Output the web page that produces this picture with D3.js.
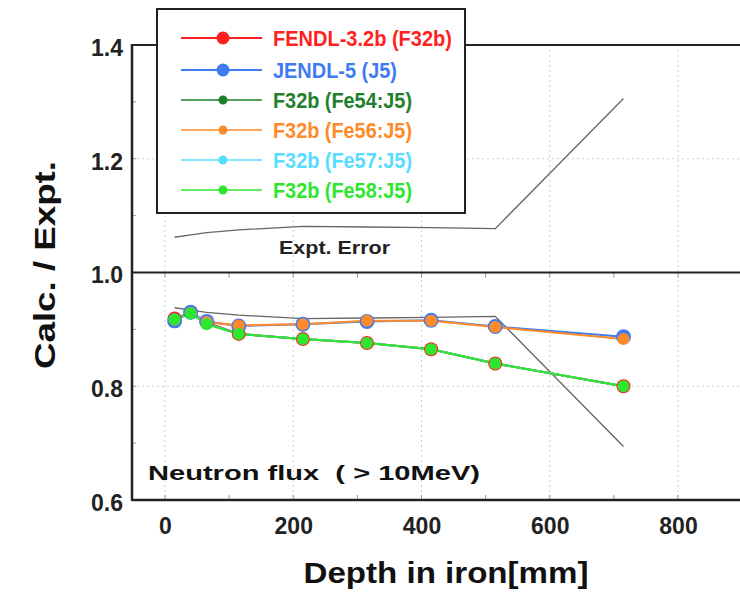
<!DOCTYPE html>
<html>
<head>
<meta charset="utf-8">
<script src="https://d3js.org/d3.v7.min.js"></script>
<style>
  body { margin:0; background:#fff; }
  text { font-family: "Liberation Sans", Arial, sans-serif; font-weight:bold; }
</style>
</head>
<body>
<div id="chart_box"></div>
<script>

// data
var depth = [15, 40, 65, 115, 215, 315, 415, 515, 715]

var f32b = [0.919, 0.930, 0.912, 0.892, 0.883, 0.876, 0.865, 0.840, 0.800]
var j5   = [0.915, 0.930, 0.914, 0.906, 0.909, 0.914, 0.916, 0.905, 0.887]
var fe54 = [0.918, 0.929, 0.910, 0.892, 0.883, 0.876, 0.865, 0.840, 0.800]
var fe56 = [0.917, 0.929, 0.913, 0.907, 0.909, 0.915, 0.915, 0.904, 0.883]
var fe57 = [0.918, 0.929, 0.910, 0.892, 0.883, 0.876, 0.865, 0.840, 0.800]
var fe58 = [0.918, 0.928, 0.909, 0.892, 0.883, 0.876, 0.865, 0.840, 0.800]

// relative experimental error
var exptErr = [0.062, 0.066, 0.070, 0.075, 0.081, 0.080, 0.079, 0.077, 0.306]

var seriesNames = ["FENDL-3.2b (F32b)", "JENDL-5 (J5)", "F32b (Fe54:J5)", "F32b (Fe56:J5)", "F32b (Fe57:J5)", "F32b (Fe58:J5)"]
var seriesValues = [f32b, j5, fe54, fe56, fe57, fe58]

var xTicks = [0, 200, 400, 600, 800]
var yTicks = [0.6, 0.8, 1.0, 1.2, 1.4]


// look of each series
var colors   = ["#ff1f1f", "#3f7cf2", "#1f7f2c", "#ff8a2a", "#58dcff", "#2fe62f"]
var radius   = [7, 7.5, 5.5, 6, 5.5, 6]
var legR     = [6.5, 6.5, 4.5, 4.5, 4.5, 4.5]
var legWidth = [179, 124, 139, 139, 139, 139]


var width = 740, height = 592

var svg = d3.select("#chart_box").append("svg")
    .attr("width", width)
    .attr("height", height)

var x = d3.scaleLinear().domain([0, 800]).range([165, 678])
var y = d3.scaleLinear().domain([0.6, 1.4]).range([500, 45])

var left = 132, right = 740


// dotted grid
svg.append("g").selectAll("line").data(xTicks).enter().append("line")
    .attr("x1", function(d){ return x(d) }).attr("x2", function(d){ return x(d) })
    .attr("y1", y(1.4)).attr("y2", y(0.6))
    .attr("stroke", "#cfcfcf").attr("stroke-width", 1).attr("stroke-dasharray", "2,3")

svg.append("g").selectAll("line").data([0.8, 1.2]).enter().append("line")
    .attr("x1", left).attr("x2", right)
    .attr("y1", function(d){ return y(d) }).attr("y2", function(d){ return y(d) })
    .attr("stroke", "#cfcfcf").attr("stroke-width", 1).attr("stroke-dasharray", "2,3")


// minor ticks
var xMinor = d3.range(0, 1101, 100)
var yMinor = d3.range(0.7, 1.4, 0.1)

svg.append("g").selectAll("line").data(xMinor).enter().append("line")
    .attr("x1", function(d){ return x(d) }).attr("x2", function(d){ return x(d) })
    .attr("y1", y(0.6)).attr("y2", y(0.6) - 5)
    .attr("stroke", "#999").attr("stroke-width", 1)

svg.append("g").selectAll("line").data(xMinor).enter().append("line")
    .attr("x1", function(d){ return x(d) }).attr("x2", function(d){ return x(d) })
    .attr("y1", y(1.0)).attr("y2", y(1.0) + 5)
    .attr("stroke", "#999").attr("stroke-width", 1)

svg.append("g").selectAll("line").data(yMinor).enter().append("line")
    .attr("x1", left).attr("x2", left + 4)
    .attr("y1", function(d){ return y(d) }).attr("y2", function(d){ return y(d) })
    .attr("stroke", "#999").attr("stroke-width", 1)


// frame lines
svg.append("line").attr("x1", left).attr("x2", left).attr("y1", y(1.4) - 1).attr("y2", y(0.6) + 1)
    .attr("stroke", "#222").attr("stroke-width", 2.5)
svg.append("line").attr("x1", left).attr("x2", right).attr("y1", y(0.6)).attr("y2", y(0.6))
    .attr("stroke", "#222").attr("stroke-width", 2.5)
svg.append("line").attr("x1", left).attr("x2", right).attr("y1", y(1.4)).attr("y2", y(1.4))
    .attr("stroke", "#222").attr("stroke-width", 2)
svg.append("line").attr("x1", left).attr("x2", right).attr("y1", y(1.0)).attr("y2", y(1.0))
    .attr("stroke", "#222").attr("stroke-width", 2)


// axis labels through d3 axes
var yAxis = svg.append("g")
    .attr("transform", "translate(" + (left - 6) + ",3)")
    .call(d3.axisLeft(y).tickValues(yTicks).tickFormat(d3.format(".1f")).tickSize(0))
yAxis.select(".domain").remove()
yAxis.selectAll("text")
    .attr("font-size", "23px").attr("font-family", "Liberation Sans, Arial, sans-serif")
    .attr("font-weight", "bold").attr("fill", "#222")

var xAxis = svg.append("g")
    .attr("transform", "translate(0," + (y(0.6) + 14) + ")")
    .call(d3.axisBottom(x).tickValues(xTicks).tickFormat(d3.format("d")).tickSize(0))
xAxis.select(".domain").remove()
xAxis.selectAll("text")
    .attr("font-size", "24px").attr("font-family", "Liberation Sans, Arial, sans-serif")
    .attr("font-weight", "bold").attr("fill", "#222")
    .attr("textLength", function(d){ return String(d).length * 12.8 })
    .attr("lengthAdjust", "spacingAndGlyphs")


// axis titles
svg.append("text")
    .attr("x", 446).attr("y", 583)
    .attr("text-anchor", "middle")
    .attr("font-size", "29px").attr("fill", "#111")
    .attr("textLength", 285).attr("lengthAdjust", "spacingAndGlyphs")
    .text("Depth in iron[mm]")

svg.append("text")
    .attr("transform", "translate(55,265) rotate(-90)")
    .attr("text-anchor", "middle")
    .attr("font-size", "29px").attr("fill", "#111")
    .attr("textLength", 208).attr("lengthAdjust", "spacingAndGlyphs")
    .text("Calc. / Expt.")


// experimental error band edges
var errUp = depth.map(function(d, i){ return [d, 1 + exptErr[i]] })
var errLo = depth.map(function(d, i){ return [d, 1 - exptErr[i]] })

var line = d3.line()
    .x(function(d){ return x(d[0]) })
    .y(function(d){ return y(d[1]) })

svg.append("path").datum(errUp).attr("d", line)
    .attr("fill", "none").attr("stroke", "#666").attr("stroke-width", 1.3)
svg.append("path").datum(errLo).attr("d", line)
    .attr("fill", "none").attr("stroke", "#666").attr("stroke-width", 1.3)

svg.append("text")
    .attr("x", 279).attr("y", 254)
    .attr("font-size", "19px").attr("fill", "#222")
    .attr("textLength", 111).attr("lengthAdjust", "spacingAndGlyphs")
    .text("Expt. Error")

svg.append("text")
    .attr("x", 148).attr("y", 480)
    .attr("font-size", "21px").attr("fill", "#111")
    .attr("textLength", 332).attr("lengthAdjust", "spacingAndGlyphs")
    .attr("xml:space", "preserve")
    .text("Neutron flux  ( > 10MeV)")


// series: lines first, then markers
seriesValues.forEach(function(vals, s){
  var pts = depth.map(function(d, i){ return [d, vals[i]] })
  svg.append("path").datum(pts).attr("d", line)
      .attr("fill", "none").attr("stroke", colors[s]).attr("stroke-width", 2)
})

seriesValues.forEach(function(vals, s){
  var pts = depth.map(function(d, i){ return [d, vals[i]] })
  svg.append("g").selectAll("circle").data(pts).enter().append("circle")
      .attr("cx", function(d){ return x(d[0]) })
      .attr("cy", function(d){ return y(d[1]) })
      .attr("r", radius[s])
      .attr("fill", colors[s])
})


// legend
var leg = svg.append("g")
leg.append("rect")
    .attr("x", 157).attr("y", 9).attr("width", 308).attr("height", 204)
    .attr("fill", "#fff").attr("stroke", "#222").attr("stroke-width", 2)

var rowY = [38, 70, 100, 130, 160, 190]

seriesNames.forEach(function(name, s){
  leg.append("line")
      .attr("x1", 181).attr("x2", 262).attr("y1", rowY[s]).attr("y2", rowY[s])
      .attr("stroke", colors[s]).attr("stroke-width", s < 2 ? 2 : 1.5)
  leg.append("circle")
      .attr("cx", 223).attr("cy", rowY[s]).attr("r", legR[s])
      .attr("fill", colors[s])
  leg.append("text")
      .attr("x", 273).attr("y", rowY[s] + 8)
      .attr("font-size", "22px").attr("fill", colors[s])
      .attr("textLength", legWidth[s]).attr("lengthAdjust", "spacingAndGlyphs")
      .text(name)
})

</script>
</body>
</html>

--*--

To be done
Skip the pictures and restate exactly the lines from the beginning of the listing to the line with "415, 515, 715]", that line included.

Completed exercise
Output the web page that produces this picture with D3.js.
<!DOCTYPE html>
<html>
<head>
<meta charset="utf-8">
<script src="https://d3js.org/d3.v7.min.js"></script>
<style>
  body { margin:0; background:#fff; }
  text { font-family: "Liberation Sans", Arial, sans-serif; font-weight:bold; }
</style>
</head>
<body>
<div id="chart_box"></div>
<script>

// data
var depth = [15, 40, 65, 115, 215, 315, 415, 515, 715]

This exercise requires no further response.